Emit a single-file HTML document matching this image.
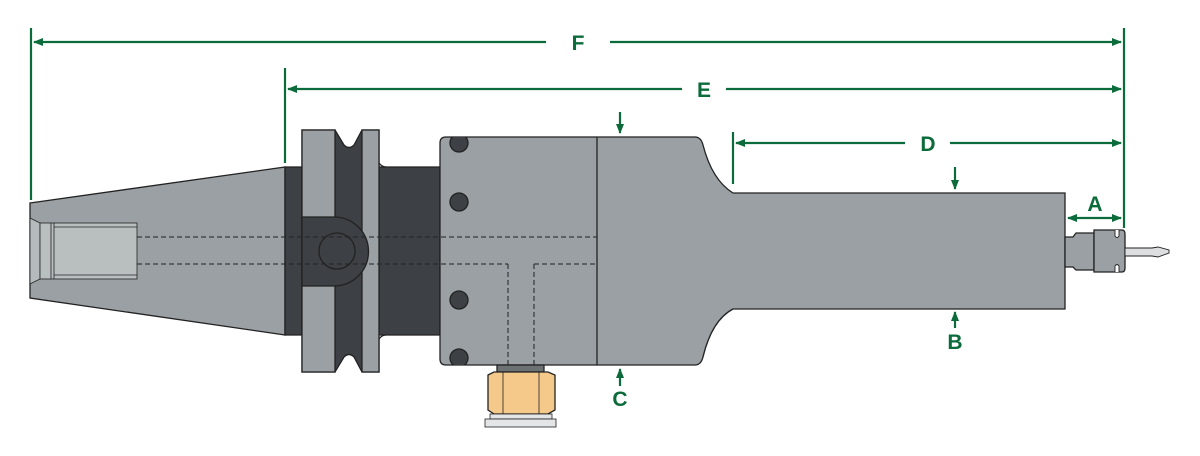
<!DOCTYPE html>
<html><head><style>
html,body{margin:0;padding:0;background:#fff;}
svg{display:block}
text{font-family:"Liberation Sans",sans-serif;font-weight:bold;fill:#0b6b3a;font-size:21px;text-anchor:middle}
</style></head><body>
<svg width="1200" height="456" viewBox="0 0 1200 456" xmlns="http://www.w3.org/2000/svg">
<defs>
<marker id="ar" markerWidth="10" markerHeight="8" refX="9" refY="4" orient="auto" markerUnits="userSpaceOnUse">
<path d="M0,0 L10,4 L0,8 Z" fill="#0b6b3a"/></marker>
<clipPath id="blk"><rect x="440" y="137" width="160" height="228" rx="6"/></clipPath>
</defs>
<g stroke="#222" stroke-width="1.3">
<path d="M30,203 L285,167 L285,335 L30,298 Z" fill="#9aa0a3"/>
<path d="M30,218 L40,223 L40,279 L30,284 Z" fill="#b5babc" stroke-width="0.8"/>
<rect x="40" y="223" width="97" height="56" fill="#b9bebf" stroke-width="0.8"/>
<line x1="51" y1="223" x2="51" y2="279" stroke-width="0.8"/>
<line x1="54" y1="223" x2="54" y2="279" stroke-width="0.8"/>
<line x1="54" y1="227" x2="137" y2="227" stroke-width="0.8"/>
<line x1="54" y1="275" x2="137" y2="275" stroke-width="0.8"/>
<path d="M285,167 L440,167 L440,335 L285,335 Z" fill="#3d4044"/>
<path d="M302,130 L335,130 L344,145 Q349,150 354,145 L362,130 L379,130 L379,372 L362,372 L354,357 Q349,352 344,357 L335,372 L302,372 Z" fill="#3d4044"/>
<rect x="302" y="130" width="33" height="242" fill="#9aa0a3"/>
<rect x="362" y="130" width="17" height="242" fill="#9aa0a3"/>
<path d="M302,217 L334,217 A34,34 0 0 1 334,286 L302,286 Z" fill="#3d4044"/>
<circle cx="337" cy="251" r="18" fill="#3d4044"/>
<path d="M379,163 Q382,167 386,167 M379,339 Q382,335 386,335" fill="none"/>
<path d="M446,137 L695,137 Q701,137 703,145 Q712,180 733,193 L1065,193 L1065,309 L733,309 Q712,320 703,357 Q701,365 695,365 L446,365 Q440,365 440,359 L440,143 Q440,137 446,137 Z" fill="#9aa0a3"/>
<line x1="597" y1="137" x2="597" y2="365"/>
<g clip-path="url(#blk)">
<circle cx="459" cy="143" r="9" fill="#3d4044"/>
<circle cx="459" cy="202" r="9" fill="#3d4044"/>
<circle cx="459" cy="300" r="9" fill="#3d4044"/>
<circle cx="459" cy="358" r="9" fill="#3d4044"/>
</g>
<g stroke-dasharray="5,3" stroke-width="1" fill="none">
<line x1="137" y1="237" x2="597" y2="237"/>
<line x1="137" y1="264" x2="508" y2="264"/>
<line x1="534" y1="264" x2="597" y2="264"/>
<line x1="508" y1="264" x2="508" y2="365"/>
<line x1="534" y1="264" x2="534" y2="365"/>
</g>
<rect x="497" y="365" width="47" height="7" fill="#6c7174"/>
<path d="M488,375 L494,372 L548,372 L555,375 L555,410 L548,414 L494,414 L488,410 Z" fill="#f5c98a"/>
<line x1="503" y1="372" x2="503" y2="414" stroke-width="0.8"/>
<line x1="539" y1="372" x2="539" y2="414" stroke-width="0.8"/>
<rect x="490" y="414" width="62" height="5" fill="#e3e5e6" stroke-width="0.8"/>
<rect x="485" y="419" width="71" height="8" fill="#e3e5e6" stroke-width="0.8"/>
<path d="M1065,237 L1073,237 L1076,233 L1094,233 L1094,270 L1076,270 L1073,267 L1065,267 Z" fill="#9aa0a3"/>
<path d="M1094,230 L1122,230 Q1125,230 1125,234 L1125,268 Q1125,272 1122,272 L1094,272 Z" fill="#9aa0a3"/>
<path d="M1115,230 L1115,236 Q1117,239 1119,236 L1119,230 M1115,272 L1115,266 Q1117,263 1119,266 L1119,272" fill="#fff" stroke-width="0.9"/>
<path d="M1125,248 L1152,248 L1158,247 L1169,250 L1169,253 L1158,257 L1152,256 L1125,256 Z" fill="#dcdedf" stroke-width="0.9"/>
</g>
<g stroke="#0b6b3a" stroke-width="2.2" fill="none">
<line x1="31" y1="28" x2="31" y2="200"/>
<line x1="1124" y1="28" x2="1124" y2="228"/>
<line x1="285" y1="68" x2="285" y2="163"/>
<line x1="733" y1="132" x2="733" y2="184"/>
<line x1="546" y1="42" x2="34" y2="42" marker-end="url(#ar)"/>
<line x1="610" y1="42" x2="1121" y2="42" marker-end="url(#ar)"/>
<line x1="682" y1="89" x2="288" y2="89" marker-end="url(#ar)"/>
<line x1="726" y1="89" x2="1121" y2="89" marker-end="url(#ar)"/>
<line x1="905" y1="143" x2="736" y2="143" marker-end="url(#ar)"/>
<line x1="950" y1="143" x2="1121" y2="143" marker-end="url(#ar)"/>
<line x1="1090" y1="218" x2="1068" y2="218" marker-end="url(#ar)"/>
<line x1="1090" y1="218" x2="1121" y2="218" marker-end="url(#ar)"/>
<line x1="620" y1="112" x2="620" y2="133" marker-end="url(#ar)"/>
<line x1="955" y1="167" x2="955" y2="189" marker-end="url(#ar)"/>
<line x1="620" y1="386" x2="620" y2="369" marker-end="url(#ar)"/>
<line x1="955" y1="328" x2="955" y2="312" marker-end="url(#ar)"/>
</g>
<text x="578" y="50">F</text>
<text x="704" y="97">E</text>
<text x="928" y="151">D</text>
<text x="1095" y="211">A</text>
<text x="955" y="349">B</text>
<text x="620" y="406">C</text>
</svg>
</body></html>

● **EXERCISE AIM**
Keep every word of the data as it is when you write it out, but drop the pictures.

● **SOLVED PROBLEM**
Emit a single-file HTML document matching this image.
<!DOCTYPE html>
<html><head><style>
html,body{margin:0;padding:0;background:#fff;}
svg{display:block}
text{font-family:"Liberation Sans",sans-serif;font-weight:bold;fill:#0b6b3a;font-size:21px;text-anchor:middle}
</style></head><body>
<svg width="1200" height="456" viewBox="0 0 1200 456" xmlns="http://www.w3.org/2000/svg">
<defs>
<marker id="ar" markerWidth="10" markerHeight="8" refX="9" refY="4" orient="auto" markerUnits="userSpaceOnUse">
<path d="M0,0 L10,4 L0,8 Z" fill="#0b6b3a"/></marker>
<clipPath id="blk"><rect x="440" y="137" width="160" height="228" rx="6"/></clipPath>
</defs>
<g stroke="#222" stroke-width="1.3">
<path d="M30,203 L285,167 L285,335 L30,298 Z" fill="#9aa0a3"/>
<path d="M30,218 L40,223 L40,279 L30,284 Z" fill="#b5babc" stroke-width="0.8"/>
<rect x="40" y="223" width="97" height="56" fill="#b9bebf" stroke-width="0.8"/>
<line x1="51" y1="223" x2="51" y2="279" stroke-width="0.8"/>
<line x1="54" y1="223" x2="54" y2="279" stroke-width="0.8"/>
<line x1="54" y1="227" x2="137" y2="227" stroke-width="0.8"/>
<line x1="54" y1="275" x2="137" y2="275" stroke-width="0.8"/>
<path d="M285,167 L440,167 L440,335 L285,335 Z" fill="#3d4044"/>
<path d="M302,130 L335,130 L344,145 Q349,150 354,145 L362,130 L379,130 L379,372 L362,372 L354,357 Q349,352 344,357 L335,372 L302,372 Z" fill="#3d4044"/>
<rect x="302" y="130" width="33" height="242" fill="#9aa0a3"/>
<rect x="362" y="130" width="17" height="242" fill="#9aa0a3"/>
<path d="M302,217 L334,217 A34,34 0 0 1 334,286 L302,286 Z" fill="#3d4044"/>
<circle cx="337" cy="251" r="18" fill="#3d4044"/>
<path d="M379,163 Q382,167 386,167 M379,339 Q382,335 386,335" fill="none"/>
<path d="M446,137 L695,137 Q701,137 703,145 Q712,180 733,193 L1065,193 L1065,309 L733,309 Q712,320 703,357 Q701,365 695,365 L446,365 Q440,365 440,359 L440,143 Q440,137 446,137 Z" fill="#9aa0a3"/>
<line x1="597" y1="137" x2="597" y2="365"/>
<g clip-path="url(#blk)">
<circle cx="459" cy="143" r="9" fill="#3d4044"/>
<circle cx="459" cy="202" r="9" fill="#3d4044"/>
<circle cx="459" cy="300" r="9" fill="#3d4044"/>
<circle cx="459" cy="358" r="9" fill="#3d4044"/>
</g>
<g stroke-dasharray="5,3" stroke-width="1" fill="none">
<line x1="137" y1="237" x2="597" y2="237"/>
<line x1="137" y1="264" x2="508" y2="264"/>
<line x1="534" y1="264" x2="597" y2="264"/>
<line x1="508" y1="264" x2="508" y2="365"/>
<line x1="534" y1="264" x2="534" y2="365"/>
</g>
<rect x="497" y="365" width="47" height="7" fill="#6c7174"/>
<path d="M488,375 L494,372 L548,372 L555,375 L555,410 L548,414 L494,414 L488,410 Z" fill="#f5c98a"/>
<line x1="503" y1="372" x2="503" y2="414" stroke-width="0.8"/>
<line x1="539" y1="372" x2="539" y2="414" stroke-width="0.8"/>
<rect x="490" y="414" width="62" height="5" fill="#e3e5e6" stroke-width="0.8"/>
<rect x="485" y="419" width="71" height="8" fill="#e3e5e6" stroke-width="0.8"/>
<path d="M1065,237 L1073,237 L1076,233 L1094,233 L1094,270 L1076,270 L1073,267 L1065,267 Z" fill="#9aa0a3"/>
<path d="M1094,230 L1122,230 Q1125,230 1125,234 L1125,268 Q1125,272 1122,272 L1094,272 Z" fill="#9aa0a3"/>
<path d="M1115,230 L1115,236 Q1117,239 1119,236 L1119,230 M1115,272 L1115,266 Q1117,263 1119,266 L1119,272" fill="#fff" stroke-width="0.9"/>
<path d="M1125,248 L1152,248 L1158,247 L1169,250 L1169,253 L1158,257 L1152,256 L1125,256 Z" fill="#dcdedf" stroke-width="0.9"/>
</g>
<g stroke="#0b6b3a" stroke-width="2.2" fill="none">
<line x1="31" y1="28" x2="31" y2="200"/>
<line x1="1124" y1="28" x2="1124" y2="228"/>
<line x1="285" y1="68" x2="285" y2="163"/>
<line x1="733" y1="132" x2="733" y2="184"/>
<line x1="546" y1="42" x2="34" y2="42" marker-end="url(#ar)"/>
<line x1="610" y1="42" x2="1121" y2="42" marker-end="url(#ar)"/>
<line x1="682" y1="89" x2="288" y2="89" marker-end="url(#ar)"/>
<line x1="726" y1="89" x2="1121" y2="89" marker-end="url(#ar)"/>
<line x1="905" y1="143" x2="736" y2="143" marker-end="url(#ar)"/>
<line x1="950" y1="143" x2="1121" y2="143" marker-end="url(#ar)"/>
<line x1="1090" y1="218" x2="1068" y2="218" marker-end="url(#ar)"/>
<line x1="1090" y1="218" x2="1121" y2="218" marker-end="url(#ar)"/>
<line x1="620" y1="112" x2="620" y2="133" marker-end="url(#ar)"/>
<line x1="955" y1="167" x2="955" y2="189" marker-end="url(#ar)"/>
<line x1="620" y1="386" x2="620" y2="369" marker-end="url(#ar)"/>
<line x1="955" y1="328" x2="955" y2="312" marker-end="url(#ar)"/>
</g>
<text x="578" y="50">F</text>
<text x="704" y="97">E</text>
<text x="928" y="151">D</text>
<text x="1095" y="211">A</text>
<text x="955" y="349">B</text>
<text x="620" y="406">C</text>
</svg>
</body></html>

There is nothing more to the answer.